• [Challenge] Set down all of the data that follows word for word, without the images.

* start Information provided *

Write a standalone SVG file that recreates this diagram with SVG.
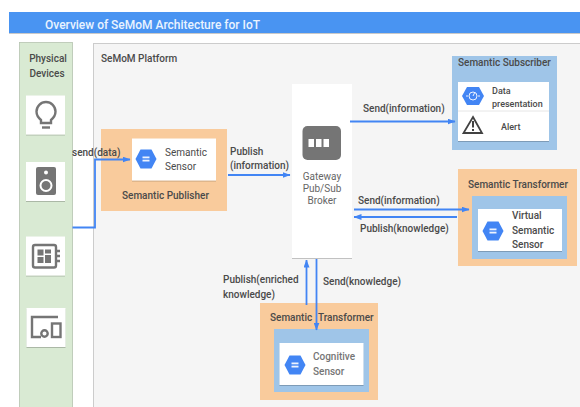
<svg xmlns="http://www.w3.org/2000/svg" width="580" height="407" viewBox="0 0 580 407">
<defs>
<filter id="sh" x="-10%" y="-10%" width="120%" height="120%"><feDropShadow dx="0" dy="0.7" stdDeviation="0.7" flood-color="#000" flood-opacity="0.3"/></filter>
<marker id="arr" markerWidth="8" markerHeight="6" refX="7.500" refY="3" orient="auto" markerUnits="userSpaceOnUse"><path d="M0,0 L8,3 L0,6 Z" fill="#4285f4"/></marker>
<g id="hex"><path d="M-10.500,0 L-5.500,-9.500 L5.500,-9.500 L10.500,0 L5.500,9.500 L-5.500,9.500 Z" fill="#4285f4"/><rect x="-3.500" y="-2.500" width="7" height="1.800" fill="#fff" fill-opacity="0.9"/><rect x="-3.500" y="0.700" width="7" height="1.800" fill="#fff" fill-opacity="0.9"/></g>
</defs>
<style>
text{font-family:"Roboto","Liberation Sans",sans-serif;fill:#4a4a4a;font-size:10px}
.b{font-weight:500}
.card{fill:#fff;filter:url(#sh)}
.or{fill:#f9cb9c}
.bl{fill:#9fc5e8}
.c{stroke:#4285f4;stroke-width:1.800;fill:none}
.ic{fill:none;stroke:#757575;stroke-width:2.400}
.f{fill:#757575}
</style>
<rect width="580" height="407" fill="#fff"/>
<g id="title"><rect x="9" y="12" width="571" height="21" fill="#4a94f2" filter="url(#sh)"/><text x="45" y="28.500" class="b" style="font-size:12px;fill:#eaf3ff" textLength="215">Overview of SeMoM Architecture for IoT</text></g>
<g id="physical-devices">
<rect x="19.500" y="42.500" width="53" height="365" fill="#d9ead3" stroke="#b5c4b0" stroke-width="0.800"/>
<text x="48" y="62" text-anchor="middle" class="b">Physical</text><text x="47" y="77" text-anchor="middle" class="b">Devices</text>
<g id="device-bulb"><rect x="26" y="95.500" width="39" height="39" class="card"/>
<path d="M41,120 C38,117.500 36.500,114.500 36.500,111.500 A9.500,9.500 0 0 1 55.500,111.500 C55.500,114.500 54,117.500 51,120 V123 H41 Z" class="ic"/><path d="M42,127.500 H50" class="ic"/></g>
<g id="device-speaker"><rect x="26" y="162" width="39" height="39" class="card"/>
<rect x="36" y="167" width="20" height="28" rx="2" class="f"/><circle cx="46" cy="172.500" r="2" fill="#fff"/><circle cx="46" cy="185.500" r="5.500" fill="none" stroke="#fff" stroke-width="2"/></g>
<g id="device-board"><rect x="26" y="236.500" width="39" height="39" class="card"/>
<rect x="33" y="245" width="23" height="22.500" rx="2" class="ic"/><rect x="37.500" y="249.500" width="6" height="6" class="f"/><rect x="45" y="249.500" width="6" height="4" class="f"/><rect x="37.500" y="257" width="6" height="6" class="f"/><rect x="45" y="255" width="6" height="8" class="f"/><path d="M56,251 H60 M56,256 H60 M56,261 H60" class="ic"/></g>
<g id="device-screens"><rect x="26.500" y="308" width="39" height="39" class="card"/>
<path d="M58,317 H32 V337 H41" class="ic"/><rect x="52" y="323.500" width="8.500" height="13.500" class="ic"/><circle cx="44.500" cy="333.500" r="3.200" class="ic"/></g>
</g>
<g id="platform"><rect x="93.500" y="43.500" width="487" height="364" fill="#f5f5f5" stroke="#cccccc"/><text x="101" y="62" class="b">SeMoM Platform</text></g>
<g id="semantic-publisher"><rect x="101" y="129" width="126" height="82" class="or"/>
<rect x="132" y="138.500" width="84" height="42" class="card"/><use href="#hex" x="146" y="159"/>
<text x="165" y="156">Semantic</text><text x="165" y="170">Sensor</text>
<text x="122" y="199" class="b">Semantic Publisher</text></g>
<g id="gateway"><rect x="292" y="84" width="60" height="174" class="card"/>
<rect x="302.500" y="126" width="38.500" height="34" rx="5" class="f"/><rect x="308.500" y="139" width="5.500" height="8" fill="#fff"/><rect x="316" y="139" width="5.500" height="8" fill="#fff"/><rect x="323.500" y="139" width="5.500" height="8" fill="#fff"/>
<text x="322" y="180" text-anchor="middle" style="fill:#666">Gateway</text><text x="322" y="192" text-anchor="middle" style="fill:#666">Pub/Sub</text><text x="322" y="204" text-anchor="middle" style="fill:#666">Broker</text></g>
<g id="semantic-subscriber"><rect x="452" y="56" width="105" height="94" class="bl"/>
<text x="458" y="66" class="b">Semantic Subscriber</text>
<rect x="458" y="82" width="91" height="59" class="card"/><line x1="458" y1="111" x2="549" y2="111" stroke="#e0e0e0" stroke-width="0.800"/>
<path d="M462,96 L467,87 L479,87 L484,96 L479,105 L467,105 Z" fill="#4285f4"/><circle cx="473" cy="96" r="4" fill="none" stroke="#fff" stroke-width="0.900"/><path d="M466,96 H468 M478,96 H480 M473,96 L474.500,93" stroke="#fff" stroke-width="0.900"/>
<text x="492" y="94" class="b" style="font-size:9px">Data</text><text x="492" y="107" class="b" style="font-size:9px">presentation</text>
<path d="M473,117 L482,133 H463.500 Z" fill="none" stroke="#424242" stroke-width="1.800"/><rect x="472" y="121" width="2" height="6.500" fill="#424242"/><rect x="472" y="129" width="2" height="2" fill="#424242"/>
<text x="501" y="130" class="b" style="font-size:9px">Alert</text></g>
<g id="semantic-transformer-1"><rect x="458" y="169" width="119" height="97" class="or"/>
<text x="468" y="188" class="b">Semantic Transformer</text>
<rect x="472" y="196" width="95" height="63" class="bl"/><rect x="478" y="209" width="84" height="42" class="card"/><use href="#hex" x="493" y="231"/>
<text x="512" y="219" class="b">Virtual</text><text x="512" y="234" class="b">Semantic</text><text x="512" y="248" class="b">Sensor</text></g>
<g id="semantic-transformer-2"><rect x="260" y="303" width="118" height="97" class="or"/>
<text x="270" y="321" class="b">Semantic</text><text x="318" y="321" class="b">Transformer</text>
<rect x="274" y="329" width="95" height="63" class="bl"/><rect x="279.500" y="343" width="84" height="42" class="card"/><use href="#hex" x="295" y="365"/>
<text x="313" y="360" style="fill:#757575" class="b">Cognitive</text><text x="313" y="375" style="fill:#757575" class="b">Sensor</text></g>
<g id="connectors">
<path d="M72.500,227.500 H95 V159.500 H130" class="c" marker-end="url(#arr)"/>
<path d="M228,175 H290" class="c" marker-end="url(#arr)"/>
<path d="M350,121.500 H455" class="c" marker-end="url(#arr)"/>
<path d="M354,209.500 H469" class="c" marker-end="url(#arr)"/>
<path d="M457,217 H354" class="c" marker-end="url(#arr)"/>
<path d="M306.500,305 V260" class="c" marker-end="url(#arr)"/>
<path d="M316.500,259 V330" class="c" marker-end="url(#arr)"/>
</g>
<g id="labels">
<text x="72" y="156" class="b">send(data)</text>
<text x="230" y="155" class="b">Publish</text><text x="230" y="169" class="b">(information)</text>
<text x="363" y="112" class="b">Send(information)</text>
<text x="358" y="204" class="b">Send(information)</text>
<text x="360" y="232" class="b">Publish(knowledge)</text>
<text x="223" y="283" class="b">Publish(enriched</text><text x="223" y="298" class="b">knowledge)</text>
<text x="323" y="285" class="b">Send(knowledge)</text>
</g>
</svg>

* end Information provided *

• [Answer for the task]
Write a standalone SVG file that recreates this diagram with SVG.
<svg xmlns="http://www.w3.org/2000/svg" width="580" height="407" viewBox="0 0 580 407">
<defs>
<filter id="sh" x="-10%" y="-10%" width="120%" height="120%"><feDropShadow dx="0" dy="0.7" stdDeviation="0.7" flood-color="#000" flood-opacity="0.3"/></filter>
<marker id="arr" markerWidth="8" markerHeight="6" refX="7.500" refY="3" orient="auto" markerUnits="userSpaceOnUse"><path d="M0,0 L8,3 L0,6 Z" fill="#4285f4"/></marker>
<g id="hex"><path d="M-10.500,0 L-5.500,-9.500 L5.500,-9.500 L10.500,0 L5.500,9.500 L-5.500,9.500 Z" fill="#4285f4"/><rect x="-3.500" y="-2.500" width="7" height="1.800" fill="#fff" fill-opacity="0.9"/><rect x="-3.500" y="0.700" width="7" height="1.800" fill="#fff" fill-opacity="0.9"/></g>
</defs>
<style>
text{font-family:"Roboto","Liberation Sans",sans-serif;fill:#4a4a4a;font-size:10px}
.b{font-weight:500}
.card{fill:#fff;filter:url(#sh)}
.or{fill:#f9cb9c}
.bl{fill:#9fc5e8}
.c{stroke:#4285f4;stroke-width:1.800;fill:none}
.ic{fill:none;stroke:#757575;stroke-width:2.400}
.f{fill:#757575}
</style>
<rect width="580" height="407" fill="#fff"/>
<g id="title"><rect x="9" y="12" width="571" height="21" fill="#4a94f2" filter="url(#sh)"/><text x="45" y="28.500" class="b" style="font-size:12px;fill:#eaf3ff" textLength="215">Overview of SeMoM Architecture for IoT</text></g>
<g id="physical-devices">
<rect x="19.500" y="42.500" width="53" height="365" fill="#d9ead3" stroke="#b5c4b0" stroke-width="0.800"/>
<text x="48" y="62" text-anchor="middle" class="b">Physical</text><text x="47" y="77" text-anchor="middle" class="b">Devices</text>
<g id="device-bulb"><rect x="26" y="95.500" width="39" height="39" class="card"/>
<path d="M41,120 C38,117.500 36.500,114.500 36.500,111.500 A9.500,9.500 0 0 1 55.500,111.500 C55.500,114.500 54,117.500 51,120 V123 H41 Z" class="ic"/><path d="M42,127.500 H50" class="ic"/></g>
<g id="device-speaker"><rect x="26" y="162" width="39" height="39" class="card"/>
<rect x="36" y="167" width="20" height="28" rx="2" class="f"/><circle cx="46" cy="172.500" r="2" fill="#fff"/><circle cx="46" cy="185.500" r="5.500" fill="none" stroke="#fff" stroke-width="2"/></g>
<g id="device-board"><rect x="26" y="236.500" width="39" height="39" class="card"/>
<rect x="33" y="245" width="23" height="22.500" rx="2" class="ic"/><rect x="37.500" y="249.500" width="6" height="6" class="f"/><rect x="45" y="249.500" width="6" height="4" class="f"/><rect x="37.500" y="257" width="6" height="6" class="f"/><rect x="45" y="255" width="6" height="8" class="f"/><path d="M56,251 H60 M56,256 H60 M56,261 H60" class="ic"/></g>
<g id="device-screens"><rect x="26.500" y="308" width="39" height="39" class="card"/>
<path d="M58,317 H32 V337 H41" class="ic"/><rect x="52" y="323.500" width="8.500" height="13.500" class="ic"/><circle cx="44.500" cy="333.500" r="3.200" class="ic"/></g>
</g>
<g id="platform"><rect x="93.500" y="43.500" width="487" height="364" fill="#f5f5f5" stroke="#cccccc"/><text x="101" y="62" class="b">SeMoM Platform</text></g>
<g id="semantic-publisher"><rect x="101" y="129" width="126" height="82" class="or"/>
<rect x="132" y="138.500" width="84" height="42" class="card"/><use href="#hex" x="146" y="159"/>
<text x="165" y="156">Semantic</text><text x="165" y="170">Sensor</text>
<text x="122" y="199" class="b">Semantic Publisher</text></g>
<g id="gateway"><rect x="292" y="84" width="60" height="174" class="card"/>
<rect x="302.500" y="126" width="38.500" height="34" rx="5" class="f"/><rect x="308.500" y="139" width="5.500" height="8" fill="#fff"/><rect x="316" y="139" width="5.500" height="8" fill="#fff"/><rect x="323.500" y="139" width="5.500" height="8" fill="#fff"/>
<text x="322" y="180" text-anchor="middle" style="fill:#666">Gateway</text><text x="322" y="192" text-anchor="middle" style="fill:#666">Pub/Sub</text><text x="322" y="204" text-anchor="middle" style="fill:#666">Broker</text></g>
<g id="semantic-subscriber"><rect x="452" y="56" width="105" height="94" class="bl"/>
<text x="458" y="66" class="b">Semantic Subscriber</text>
<rect x="458" y="82" width="91" height="59" class="card"/><line x1="458" y1="111" x2="549" y2="111" stroke="#e0e0e0" stroke-width="0.800"/>
<path d="M462,96 L467,87 L479,87 L484,96 L479,105 L467,105 Z" fill="#4285f4"/><circle cx="473" cy="96" r="4" fill="none" stroke="#fff" stroke-width="0.900"/><path d="M466,96 H468 M478,96 H480 M473,96 L474.500,93" stroke="#fff" stroke-width="0.900"/>
<text x="492" y="94" class="b" style="font-size:9px">Data</text><text x="492" y="107" class="b" style="font-size:9px">presentation</text>
<path d="M473,117 L482,133 H463.500 Z" fill="none" stroke="#424242" stroke-width="1.800"/><rect x="472" y="121" width="2" height="6.500" fill="#424242"/><rect x="472" y="129" width="2" height="2" fill="#424242"/>
<text x="501" y="130" class="b" style="font-size:9px">Alert</text></g>
<g id="semantic-transformer-1"><rect x="458" y="169" width="119" height="97" class="or"/>
<text x="468" y="188" class="b">Semantic Transformer</text>
<rect x="472" y="196" width="95" height="63" class="bl"/><rect x="478" y="209" width="84" height="42" class="card"/><use href="#hex" x="493" y="231"/>
<text x="512" y="219" class="b">Virtual</text><text x="512" y="234" class="b">Semantic</text><text x="512" y="248" class="b">Sensor</text></g>
<g id="semantic-transformer-2"><rect x="260" y="303" width="118" height="97" class="or"/>
<text x="270" y="321" class="b">Semantic</text><text x="318" y="321" class="b">Transformer</text>
<rect x="274" y="329" width="95" height="63" class="bl"/><rect x="279.500" y="343" width="84" height="42" class="card"/><use href="#hex" x="295" y="365"/>
<text x="313" y="360" style="fill:#757575" class="b">Cognitive</text><text x="313" y="375" style="fill:#757575" class="b">Sensor</text></g>
<g id="connectors">
<path d="M72.500,227.500 H95 V159.500 H130" class="c" marker-end="url(#arr)"/>
<path d="M228,175 H290" class="c" marker-end="url(#arr)"/>
<path d="M350,121.500 H455" class="c" marker-end="url(#arr)"/>
<path d="M354,209.500 H469" class="c" marker-end="url(#arr)"/>
<path d="M457,217 H354" class="c" marker-end="url(#arr)"/>
<path d="M306.500,305 V260" class="c" marker-end="url(#arr)"/>
<path d="M316.500,259 V330" class="c" marker-end="url(#arr)"/>
</g>
<g id="labels">
<text x="72" y="156" class="b">send(data)</text>
<text x="230" y="155" class="b">Publish</text><text x="230" y="169" class="b">(information)</text>
<text x="363" y="112" class="b">Send(information)</text>
<text x="358" y="204" class="b">Send(information)</text>
<text x="360" y="232" class="b">Publish(knowledge)</text>
<text x="223" y="283" class="b">Publish(enriched</text><text x="223" y="298" class="b">knowledge)</text>
<text x="323" y="285" class="b">Send(knowledge)</text>
</g>
</svg>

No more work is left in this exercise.